Wednesday, January 21, 2026

What is Late Chunking

What it does: Processes the entire document through the transformer before chunking the token embeddings (not the text).


The problem it solves: Traditional chunking loses long-distance context. Late chunking preserves full document context in each chunk’s embedding.


Conceptual example:


def late_chunk(text: str, chunk_size=512) -> list:

    """Embed full document BEFORE chunking"""

  

    # Step 1: Embed entire document (8192 tokens max)

    full_doc_token_embeddings = transformer_embed(text)  # Token-level

  

    # Step 2: Define chunk boundaries

    tokens = tokenize(text)

    chunk_boundaries = range(0, len(tokens), chunk_size)

  

    # Step 3: Pool token embeddings for each chunk

    chunks_with_embeddings = []

    for start in chunk_boundaries:

        end = start + chunk_size

        chunk_text = detokenize(tokens[start:end])

  

        # Mean pool token embeddings (preserves full doc context!)

        chunk_embedding = mean_pool(full_doc_token_embeddings[start:end])

        chunks_with_embeddings.append((chunk_text, chunk_embedding))

  

    return chunks_with_embeddings




Late chunking in the context of embeddings for GenAI (Generative AI) is a strategy used when processing large documents or datasets for vector embeddings, particularly in RAG (Retrieval-Augmented Generation) workflows.


Here’s a clear breakdown:


Definition


Late chunking means delaying the splitting of content into smaller pieces (chunks) until after embedding generation has started or the content has been initially processed.


Instead of splitting a large document into chunks before generating embeddings (which is early chunking), the model or system first generates embeddings for larger units (like full documents or sections) and then splits or processes them further later in the pipeline if needed.


Why use Late Chunking?


Preserves context


Early chunking may break semantic context by splitting sentences or paragraphs arbitrarily.
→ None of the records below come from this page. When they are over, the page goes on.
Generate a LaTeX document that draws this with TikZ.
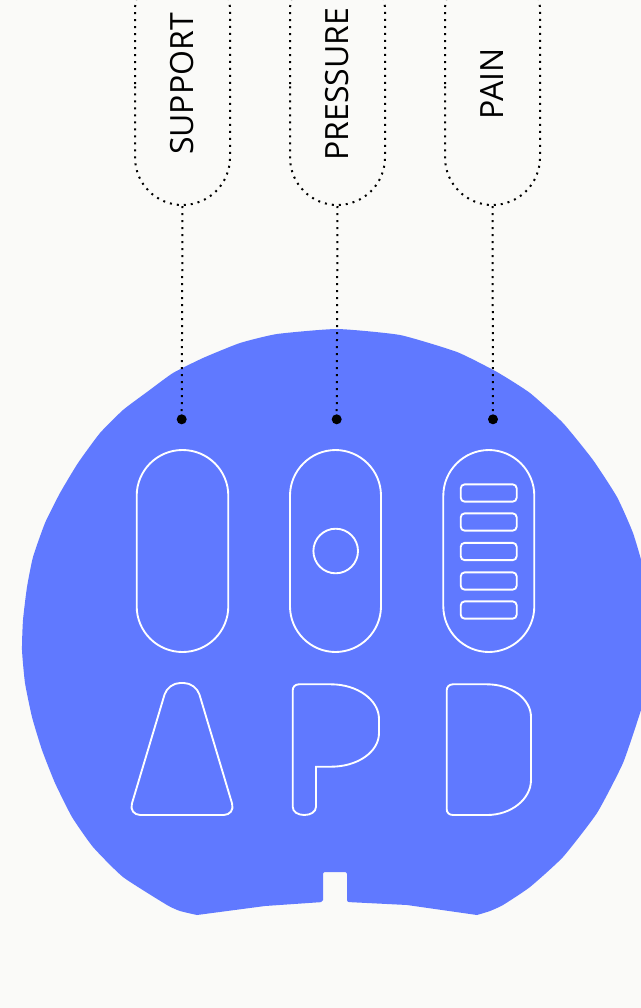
\documentclass[tikz,border=0pt]{standalone}
\usepackage{fontspec}
\setmainfont{Open Sans}
\usetikzlibrary{shapes.misc}
\definecolor{bg}{RGB}{250,250,248}
\definecolor{blob}{RGB}{96,121,255}
\begin{document}
\begin{tikzpicture}[x=0.75pt,y=-0.75pt,
  tag/.style={rounded rectangle, rotate=90, draw=black, line width=1.5pt,
    dash pattern=on 1.5pt off 3.75pt, minimum width=181.5pt, minimum height=71.25pt,
    inner sep=0pt, font=\fontsize{24pt}{28pt}\selectfont},
  link/.style={draw=black, line width=1.5pt, dash pattern=on 1.5pt off 3.75pt},
  pin/.style={circle, fill=black, minimum size=7.5pt, inner sep=0pt},
  cut/.style={draw=white, line width=1.4pt}]
\fill[bg] (0,0) rectangle (641,1008);
\useasboundingbox (0,0) rectangle (641,1008);
\clip (0,0) rectangle (641,1008);
% blob
\fill[blob] (265,906) -- plot[smooth, tension=0.3] coordinates {
 (197,915) (180,911) (167,905) (123,877) (93,847) (72,817)
 (55,783) (42,750) (32,717) (25,683) (22,650) (23,620) (27,587) (33,557)
 (45,523) (60,493) (78,463) (100,433) (123,410) (147,392) (173,373)
 (203,358) (240,343) (277,334) (337,329) (400,335) (457,352) (497,372)
 (530,393) (563,423) (593,460) (617,497) (633,533) (645,575) (649,620)
 (650,655) (647,685) (641,710) (623,763) (597,813) (563,857) (530,887)
 (503,905) (490,911) (477,915)}
 -- (407,905) [rounded corners=1.5pt] -- (347,902) -- (347,872) -- (323,872) -- (323,902) [sharp corners] -- cycle;
% labels
\node[tag] (sup) at (182.5,84) {SUPPORT};
\node[tag] (pre) at (337.5,84) {PRESSURE};
\node[tag] (pai) at (492.5,84) {PAIN};
\node[pin] (d1) at (181.7,419.3) {};
\node[pin] (d2) at (336.7,419.3) {};
\node[pin] (d3) at (493,419.3) {};
\draw[link] (sup.west) -- (d1.center);
\draw[link] (pre.west) -- (d2.center);
\draw[link] (pai.west) -- (d3.center);
% capsules
\draw[cut, rounded corners=34.3pt] (136.7,450) rectangle (228.3,652);
\draw[cut, rounded corners=34.3pt] (290,450) rectangle (381,652);
\draw[cut, rounded corners=34.3pt] (443.3,450) rectangle (534.3,652);
\draw[cut] (335.7,551) circle[radius=22.3];
\foreach \yy in {493,522,551.5,581,610}
  \draw[cut, rounded corners=3pt] (460.7,\yy-8.65) rectangle (516.7,\yy+8.65);
% A shape
\draw[cut, rounded corners=9pt] (182,815) -- (235.5,815) -- (196,683) -- (168,683) -- (128.5,815) -- cycle;
% P shape
\draw[cut] (292.7,806.7) -- (292.7,690.5) .. controls (292.7,687) and (295,684.3) .. (299,684.3)
  -- (331,684.3) .. controls (357.5,684.3) and (379,700) .. (379,719)
  -- (379,733) .. controls (379,752) and (357.5,766.7) .. (331,766.7)
  -- (316,766.7) -- (316,806.7) .. controls (316,812) and (310.5,815) .. (304.3,815)
  .. controls (298,815) and (292.7,812) .. (292.7,806.7) -- cycle;
% D shape
\draw[cut] (446.7,690.5) .. controls (446.7,687) and (449,684.3) .. (453,684.3)
  -- (487,684.3) .. controls (511.3,684.3) and (531,699) .. (531,717)
  -- (531,780) .. controls (531,799) and (511.3,815) .. (487,815)
  -- (453,815) .. controls (449,815) and (446.7,812.5) .. (446.7,809) -- cycle;
\end{tikzpicture}
\end{document}
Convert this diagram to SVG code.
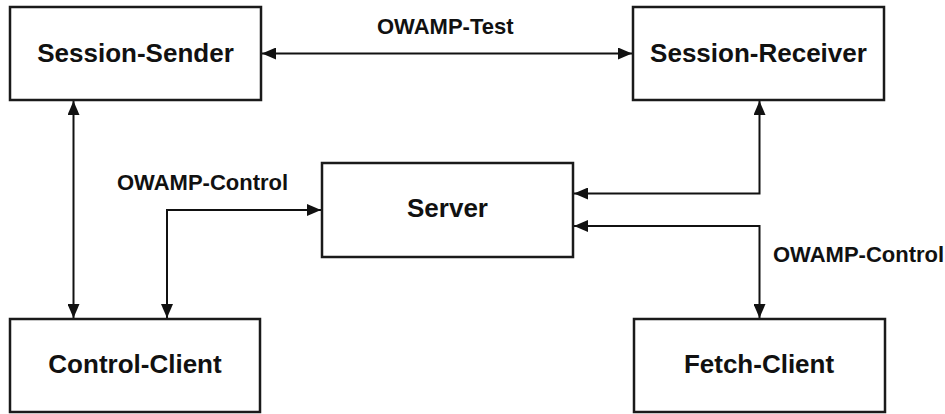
<svg xmlns="http://www.w3.org/2000/svg" width="945" height="414" viewBox="0 0 945 414">
<style>
.box{fill:#fff;stroke:#1a1a1a;stroke-width:2.5}
.lbl{font-family:"Liberation Sans",Arial,sans-serif;font-weight:bold;font-size:26px;fill:#111;text-anchor:middle}
.elbl{font-family:"Liberation Sans",Arial,sans-serif;font-weight:bold;font-size:22px;fill:#111}
.conn{fill:none;stroke:#111;stroke-width:2}
</style>
<defs>
<marker id="arr" viewBox="0 0 14 12" refX="14" refY="6" markerWidth="14" markerHeight="12" markerUnits="userSpaceOnUse" orient="auto-start-reverse">
<path d="M0,0 L14,6 L0,12 z" fill="#111"/>
</marker>
</defs>
<rect width="945" height="414" fill="#fff"/>
<g id="connectors">
<path class="conn" d="M262,53.5 H632" marker-start="url(#arr)" marker-end="url(#arr)"/>
<path class="conn" d="M73.5,101 V318" marker-start="url(#arr)" marker-end="url(#arr)"/>
<path class="conn" d="M321,210 H167 V318" marker-start="url(#arr)" marker-end="url(#arr)"/>
<path class="conn" d="M759.5,101 V193.5 H574" marker-start="url(#arr)" marker-end="url(#arr)"/>
<path class="conn" d="M574,226 H759.5 V318" marker-start="url(#arr)" marker-end="url(#arr)"/>
<text class="elbl" x="377" y="34">OWAMP-Test</text>
<text class="elbl" x="117" y="190">OWAMP-Control</text>
<text class="elbl" x="773" y="262">OWAMP-Control</text>
</g>
<g id="session-sender">
<rect class="box" x="10" y="7" width="251" height="93"/>
<text class="lbl" x="135.5" y="62">Session-Sender</text>
</g>
<g id="session-receiver">
<rect class="box" x="633" y="7" width="251" height="93"/>
<text class="lbl" x="758.5" y="62">Session-Receiver</text>
</g>
<g id="server">
<rect class="box" x="322" y="163" width="251" height="94"/>
<text class="lbl" x="447.5" y="217">Server</text>
</g>
<g id="control-client">
<rect class="box" x="10" y="319" width="250" height="93"/>
<text class="lbl" x="135" y="373">Control-Client</text>
</g>
<g id="fetch-client">
<rect class="box" x="634" y="319" width="251" height="93"/>
<text class="lbl" x="759" y="373">Fetch-Client</text>
</g>
</svg>
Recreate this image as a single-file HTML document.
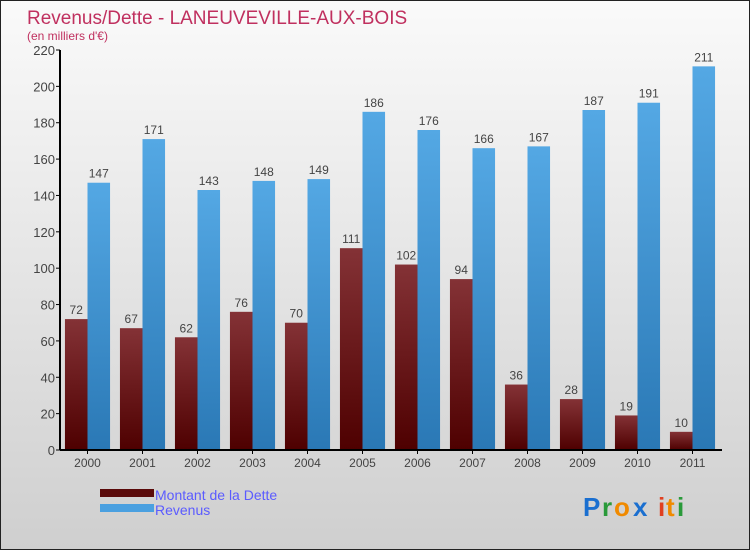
<!DOCTYPE html>
<html><head><meta charset="utf-8"><style>
body{margin:0}
#c{width:748px;height:548px;border:1px solid #222;background:linear-gradient(#fafafa,#cfcfcf);position:relative;font-family:"Liberation Sans",sans-serif;overflow:hidden}
</style></head><body>
<div id="c">
<svg id="s" width="748" height="548" xmlns="http://www.w3.org/2000/svg">
<defs>
<linearGradient id="gd" x1="0" y1="0" x2="0" y2="1"><stop offset="0" stop-color="#843236"/><stop offset="1" stop-color="#4e0000"/></linearGradient>
<linearGradient id="gr" x1="0" y1="0" x2="0" y2="1"><stop offset="0" stop-color="#54a8e4"/><stop offset="1" stop-color="#2a78b5"/></linearGradient>
</defs>
<text x="26" y="23" font-size="19" fill="#c0305f">Revenus/Dette - LANEUVEVILLE-AUX-BOIS</text>
<text x="26" y="39" font-size="12" fill="#c0305f">(en milliers d'€)</text>
<g id="bars"></g>
<rect x="99" y="488" width="54" height="8" fill="#5a0a0a"/>
<text x="154" y="499" font-size="14" fill="#5b5bff">Montant de la Dette</text>
<rect x="99" y="503" width="54" height="8" fill="#4aa0e0"/>
<text x="154" y="514" font-size="14" fill="#5b5bff">Revenus</text>
<g font-size="26" font-weight="bold">
<text x="582" y="515" fill="#1a6fd0">P</text><text x="601" y="515" fill="#2a9a3a">r</text><text x="613" y="515" fill="#f08a00">o</text><text x="632" y="515" fill="#1a6fd0">x</text><text x="657" y="515" fill="#e04020">i</text><text x="665" y="515" fill="#f08a00">t</text><text x="676" y="515" fill="#2a9a3a">i</text>
</g>
</svg>
</div>
<script>
const years=["2000","2001","2002","2003","2004","2005","2006","2007","2008","2009","2010","2011"];
const dette=[72,67,62,76,70,111,102,94,36,28,19,10];
const revenus=[147,171,143,148,149,186,176,166,167,187,191,211];
const yTicks=[0,20,40,60,80,100,120,140,160,180,200,220];
const NS="http://www.w3.org/2000/svg";
const g=document.getElementById('bars');
const x0=59,x1=719,y0=449,y1=49,yMax=220;
const band=(x1-x0)/years.length;
const y=v=>y0-(v/yMax)*(y0-y1);
function mk(t,a){const e=document.createElementNS(NS,t);for(const k in a)e.setAttribute(k,a[k]);g.appendChild(e);return e;}
yTicks.forEach(v=>{
 const l=mk('line',{x1:x0-4,x2:x0,y1:y(v),y2:y(v),stroke:'#000'});
 
 
 const t=mk('text',{x:x0-5,y:y(v)+5,'text-anchor':'end','font-size':13,fill:'#444'});
 t.textContent=v;
 
 
});
years.forEach((yr,i)=>{
 const gx=x0+i*band, bw=band*0.41, off=band*0.09;
 const d=mk('rect',{x:gx+off,y:y(dette[i]),width:bw,height:y0-y(dette[i]),fill:'url(#gd)'});
 
 
 const r=mk('rect',{x:gx+off+bw,y:y(revenus[i]),width:bw,height:y0-y(revenus[i]),fill:'url(#gr)'});
 
 
 const td=mk('text',{x:gx+off+bw/2,y:y(dette[i])-5,'text-anchor':'middle','font-size':12,fill:'#444'});
 td.textContent=dette[i];
 
 
 const tr=mk('text',{x:gx+off+bw*1.5,y:y(revenus[i])-5,'text-anchor':'middle','font-size':12,fill:'#444'});
 tr.textContent=revenus[i];
 
 
 const tk=mk('line',{x1:gx+band/2,x2:gx+band/2,y1:y0,y2:y0+4,stroke:'#000'});
 
 
 const tx=mk('text',{x:gx+band/2,y:y0+17,'text-anchor':'middle','font-size':12,fill:'#444'});
 tx.textContent=yr;
 
 
});
const ya=mk('line',{x1:x0,x2:x0,y1:y1,y2:y0,stroke:'#000','stroke-width':2});


const xa=mk('line',{x1:x0,x2:x1+2,y1:y0,y2:y0,stroke:'#000','stroke-width':2});


</script>
</body></html>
Late chunking allows embeddings to capture larger context, improving similarity searches.


Efficient processing


You can generate embeddings for larger units first and only create smaller chunks if retrieval or indexing requires it, reducing unnecessary computations.


Dynamic retrieval granularity


Allows flexible adjustment of chunk size later depending on how the embeddings will be queried or used in the application.


Comparison to Early Chunking

Feature Early Chunking Late Chunking

When text is split Before embedding After embedding or during retrieval

Context retention Lower (may lose semantic links across chunks) Higher (larger context retained)

Processing efficiency May generate more embeddings unnecessarily Can reduce embedding count

Use case Simple search or small documents Large documents, long context GenAI applications


💡 Example Scenario:


A book with 1000 pages is to be used in a RAG application.


Early chunking: Split into 2-page chunks first → 500 embeddings.


Late chunking: Generate embeddings for each chapter first → 20 embeddings, then split chapters into smaller chunks later only if needed.


This approach balances context preservation and computational efficiency.